The JSONata expression can also produce model operation records. For example, the expression below can be used to delete organizations with name "Delete me, INC":

export JSONATA_EXPR="""(  
    data.vcs.organizations.nodes[name = 'Delete me, INC'].(  
        {  
            'vcs_Organization\_\_Deletion': {  
                'where': {'id': id}  
            }  
        }  
    )  
)"""

Another possible use case is to filter out unwanted records. The below expression is used to filter out tms_TaskAssignment(s) for which the assignee has null uid. We filter out (return []) these records and return all other records unchanged. In this case we can use the wildcard "*" to mean "all models".

export JSONATA_EXPR="data.tms_TaskAssignment.assignee.uid = null ? \[] : data"

./airbyte-local.sh \
  --src 'farosai/airbyte-faros-graphql-source' \
  --src.api_url $FAROS_API_URL \
  --src.api_key $FAROS_API_KEY \
  --src.graph 'your-source-graph' \
  --src.graphql_api 'v1' \
  --src.result_model 'Flat' \
  --check-connection \
  --dst 'farosai/airbyte-faros-destination' \
  --dst.edition_configs '{"edition":"cloud", "graph":"your-destination-graph", "graphql_api": "v2"}' \
  --dst.edition_configs.api_url $FAROS_API_URL \
  --dst.edition_configs.api_key $FAROS_API_KEY \
  --dst.jsonata_mode 'OVERRIDE' \
  --dst.jsonata_expression $JSONATA_EXPR \
  --dst.jsonata_destination_models '["*"]'

Query a V2 graph using a V1 query

Export the gzip compressed, base64 encoded V1 schema into $V1_SCHEMA for ease of use. Same for the V1 query.

export V1_SCHEMA=$(cat v1_schema.gql | gzip | base64)

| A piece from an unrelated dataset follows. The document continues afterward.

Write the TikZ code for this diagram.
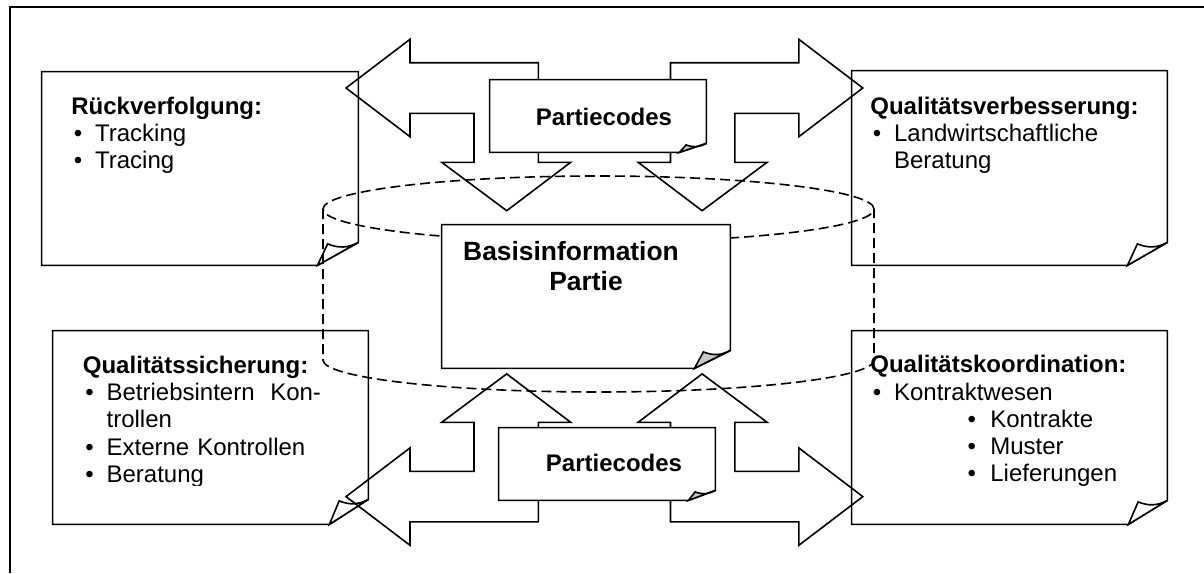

export QUERY='''query MyQuery {  
  vcs {  
    users {  
      nodes {  
        id  
        name  
        email  
        htmlUrl  
      }  
    }  
  }  
}'''

./airbyte-local.sh \
  --src 'farosai/airbyte-faros-graphql-source' \
  --src.api_url $FAROS_API_URL \
  --src.api_key $FAROS_API_KEY \
  --src.graph 'your-source-graph' \
  --src.graphql_api 'v2'  \
  --src.result_model 'Nested' \
  --src.query $QUERY \
  --src.adapt_v1_query 'true' \
  --src.legacy_v1_schema $V1_SCHEMA \
  --src-only

Using buckets to speed up the copy

One can split the read into N buckets (1 by default), allowing N concurrent source/destination pairs to speed up graph copying. Make sure to use a different path for the state of each bucket.

Note: Concurrent writes do not work for V1 graphs, so only use buckets if you intend only to split the read and do the writes sequentially.

Example for bucket 1 of 3 buckets total:

./airbyte-local.sh \
  --src 'farosai/airbyte-faros-graphql-source' \
  --src.api_url $FAROS_API_URL \
  --src.api_key $FAROS_API_KEY \
  --src.graph 'your-source-graph' \
  --src.graphql_api 'v2' \
  --src.result_model 'Flat' \
  --src.bucket_id 1 \
  --src.bucket_total 3 \
  --check-connection \
  --dst 'farosai/airbyte-faros-destination' \
  --dst.edition_configs '{"edition":"cloud", "graph":"your-destination-graph", "graphql_api": "v2"}' \
  --dst.edition_configs.api_url $FAROS_API_URL \
  --dst.edition_configs.api_key $FAROS_API_KEY \
  --state bucket-1-of-3.state.json

Replacing the origin of the copied records

By default, the destination preserves the origin of the copied records. That is, if the records emitted by the Faros GraphQL source have an origin field, its value is kept as is when copied to the destination graph.

This behavior can be turned off like so:

--dst.accept_input_records_origin false

In this case, the copied records will use an origin created by the Airbyte local CLI or, if present, a user provided origin via --dst.origin.

When accept_input_records_origin is enabled, it is also possible to replace certain origins and keep others untouched. For example:

--dst.replace_origin_map '"{ \"originA\": \"originB\" }"'

In this case, records emitted by the source with origin originA will be copied with origin originB to the destination graph. All other origins are kept as is.